In small animals, the small blood volume is the major constraint for manual blood sampling. This constraint prompted the development of several alternative methods, such as the sampling of very small volumes via a microfluidic chip (4) or the use of b-probes for measuring the blood radioactivity (5,6). Despite these new physical methods, the main research focus has been on developing the use of IDIFs, where blood radioactivity is estimated directly from the dynamic PET images. IDIF generation from simple analysis of blood pool volumes such as the liver or the heart ventricles is flawed by 18F-FDG uptake by the liver or spillover from surrounding myocardium, cardiac motion, and partial-volume effects. Compensation can be achieved to varying degrees by image processing methods such as factor analysis (7), modelbased techniques (8), independent component analysis (9), so-called hybrid IDIFs (e.g., 10,11), and cardiac gating combined with improved image reconstruction algorithms (12). Most of these methods rely on at least 1 measure from a blood sample for scaling of the IDIF.Hence, blood sampling is not entirely obviated.
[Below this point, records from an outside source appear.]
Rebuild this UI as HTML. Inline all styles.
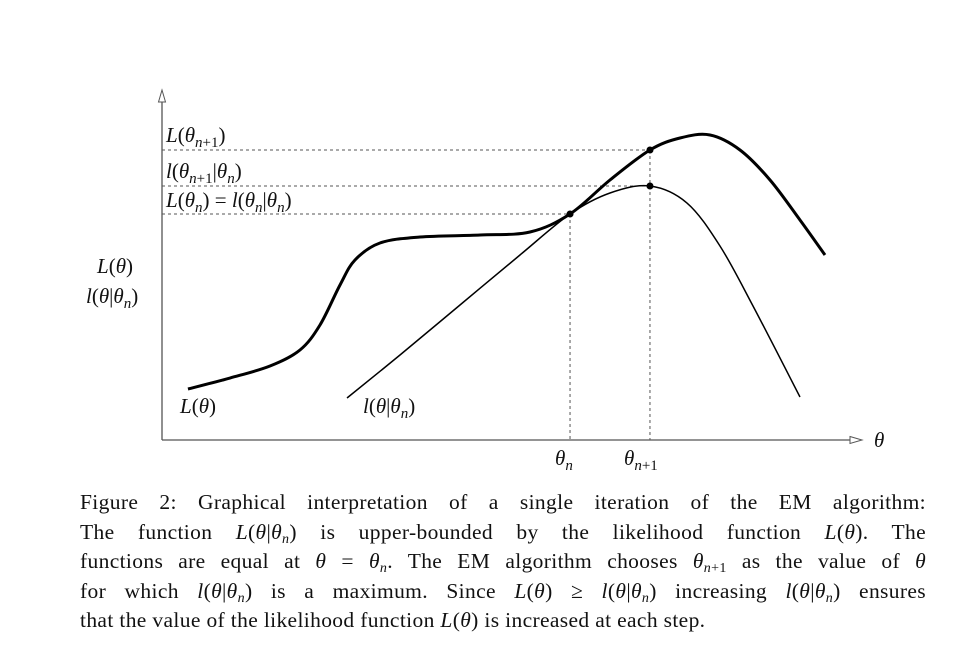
<!DOCTYPE html>
<html><head><meta charset="utf-8"><style>
body{margin:0;background:#fff;width:977px;height:662px;overflow:hidden;font-family:"Liberation Serif",serif}
#cap{position:absolute;left:80px;top:488px;width:846px;font-size:21.5px;letter-spacing:0.35px;color:#111}
#cap div{height:29.5px;line-height:29.5px;text-align:justify;text-align-last:justify;white-space:nowrap}
#cap div.last{text-align-last:left}
i{font-style:italic}
sub{font-size:14px;line-height:0;vertical-align:-4px}
</style></head><body>
<svg id="chart" width="977" height="480" style="position:absolute;left:0;top:0" font-family="Liberation Serif,serif" font-size="21"></svg>
<div id="cap">
<div>Figure 2: Graphical interpretation of a single iteration of the EM algorithm:</div>
<div>The function <i>L</i>(<i>θ</i>|<i>θ<sub>n</sub></i>) is upper-bounded by the likelihood function <i>L</i>(<i>θ</i>). The</div>
<div>functions are equal at <i>θ</i> = <i>θ<sub>n</sub></i>. The EM algorithm chooses <i>θ</i><sub><i>n</i>+1</sub> as the value of <i>θ</i></div>
<div>for which <i>l</i>(<i>θ</i>|<i>θ<sub>n</sub></i>) is a maximum. Since <i>L</i>(<i>θ</i>) ≥ <i>l</i>(<i>θ</i>|<i>θ<sub>n</sub></i>) increasing <i>l</i>(<i>θ</i>|<i>θ<sub>n</sub></i>) ensures</div>
<div class="last">that the value of the likelihood function <i>L</i>(<i>θ</i>) is increased at each step.</div>
</div>
<script>
const likeT=[0.371,0.971,1.543,1.971,2.257,2.543,2.757,3.114,3.686,4.543,5.257,5.829,6.4,6.971,7.4,7.829,8.257,8.686,9.114,9.471];
const likeV=[1.457,1.771,2.114,2.571,3.286,4.429,5.143,5.629,5.8,5.857,5.943,6.457,7.429,8.286,8.629,8.714,8.286,7.429,6.286,5.286];
const lowT=[2.643,3.4,4.257,5.114,5.829,6.4,6.971,7.5,7.971,8.443,9.114];
const lowV=[1.2,2.429,3.857,5.286,6.457,7.057,7.257,6.771,5.543,3.829,1.229];
const thetaN=5.829, thetaN1=6.971;
const valN=6.457, lowN1=7.257, likeN1=8.286;
const X=t=>162+t*70, Y=v=>440-v*35;
const svg=document.getElementById('chart');
const NS='http://www.w3.org/2000/svg';
function mk(tag,a){const e=document.createElementNS(NS,tag);for(const k in a)e.setAttribute(k,a[k]);svg.appendChild(e);return e;}
function smooth(ts,vs){const p=ts.map((t,i)=>[X(t),Y(vs[i])]);let d='M'+p[0];for(let i=0;i<p.length-1;i++){const p0=p[i-1]||p[i],p1=p[i],p2=p[i+1],p3=p[i+2]||p2;const c1=[p1[0]+(p2[0]-p0[0])/6,p1[1]+(p2[1]-p0[1])/6],c2=[p2[0]-(p3[0]-p1[0])/6,p2[1]-(p3[1]-p1[1])/6];d+='C'+c1+' '+c2+' '+p2;}return d;}
let e;
e=mk('line',{x1:162,y1:440,x2:162,y2:100,stroke:'#555','stroke-width':1.3});

e=mk('path',{d:'M158.5,102 L162,90 L165.5,102 Z',fill:'#fff',stroke:'#555','stroke-width':1});

e=mk('line',{x1:162,y1:440,x2:852,y2:440,stroke:'#555','stroke-width':1.3});

e=mk('path',{d:'M850,436.5 L862,440 L850,443.5 Z',fill:'#fff',stroke:'#555','stroke-width':1});

[[valN,thetaN],[lowN1,thetaN1],[likeN1,thetaN1]].forEach(([v,t])=>{
 e=mk('line',{x1:162,y1:Y(v),x2:X(t),y2:Y(v),stroke:'#555','stroke-width':1,'stroke-dasharray':'3,3'});
 });
[[thetaN,valN],[thetaN1,likeN1]].forEach(([t,v])=>{
 e=mk('line',{x1:X(t),y1:Y(v),x2:X(t),y2:440,stroke:'#555','stroke-width':1,'stroke-dasharray':'3,3'});
 });
e=mk('path',{d:smooth(lowT,lowV),fill:'none',stroke:'#000','stroke-width':1.5});

e=mk('path',{d:smooth(likeT,likeV),fill:'none',stroke:'#000','stroke-width':3});

[[thetaN,valN],[thetaN1,lowN1],[thetaN1,likeN1]].forEach(([t,v])=>{
 e=mk('circle',{cx:X(t),cy:Y(v),r:3.5,fill:'#000'});
 });
function txt(x,y,html,name){const t=mk('text',{x:x,y:y,fill:'#111'});t.innerHTML=html;}
const it=s=>'<tspan font-style="italic">'+s+'</tspan>';
const sub=s=>'<tspan font-size="15" baseline-shift="-5">'+s+'</tspan>';
txt(166,142,it('L')+'('+it('θ')+sub(it('n')+'+1')+')','label-L-next');
txt(166,178,it('l')+'('+it('θ')+sub(it('n')+'+1')+'|'+it('θ')+sub(it('n'))+')','label-l-next');
txt(166,207,it('L')+'('+it('θ')+sub(it('n'))+') = '+it('l')+'('+it('θ')+sub(it('n'))+'|'+it('θ')+sub(it('n'))+')','label-equal');
txt(97,273,it('L')+'('+it('θ')+')','y-axis-title-1');
txt(86,303,it('l')+'('+it('θ')+'|'+it('θ')+sub(it('n'))+')','y-axis-title-2');
txt(180,413,it('L')+'('+it('θ')+')','curve-label-L');
txt(363,413,it('l')+'('+it('θ')+'|'+it('θ')+sub(it('n'))+')','curve-label-l');
txt(555,465,it('θ')+sub(it('n')),'tick-theta-n');
txt(624,465,it('θ')+sub(it('n')+'+1'),'tick-theta-n1');
txt(874,447,it('θ'),'x-axis-title');
</script>
</body></html>
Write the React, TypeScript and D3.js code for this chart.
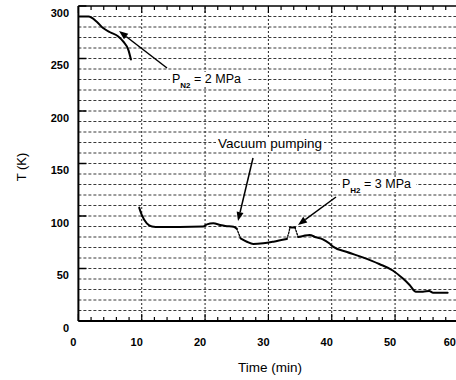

To our knowledge, there is currently no gold standard to define the real-time 18F-FDG arterial IF in mice in a reliable and easily accessible manner. In this study, we adapted a method for direct blood radioactivity measurements and an approach for the generation of IDIFs for use in mice. We acquired real-time blood radioactivity curves by means of a new coincidence counter in combination with an arteriovenous shunt and compared the findings to IDIFs generated from PET data of the cardiac region with an ensemblelearning independent component analysis (EL-ICA) algorithm (13).We used 2 different mouse strains to explore the possible strain dependency of our methods: C57BL/6 mice, because they are relevant for studies of genetically modified animals, and CD1 mice, because they are valuable as disease models,such as cerebral ischemia (14). The purpose of this work was 2-fold. First, we evaluated whether the arteriovenous-shunt/ counter technique, which was previously demonstrated in rats (15), is also feasible in mice. Second, we compared 18F-FDG kinetic parameters and fit precisions obtained with the experimental shunt IF and the IDIF.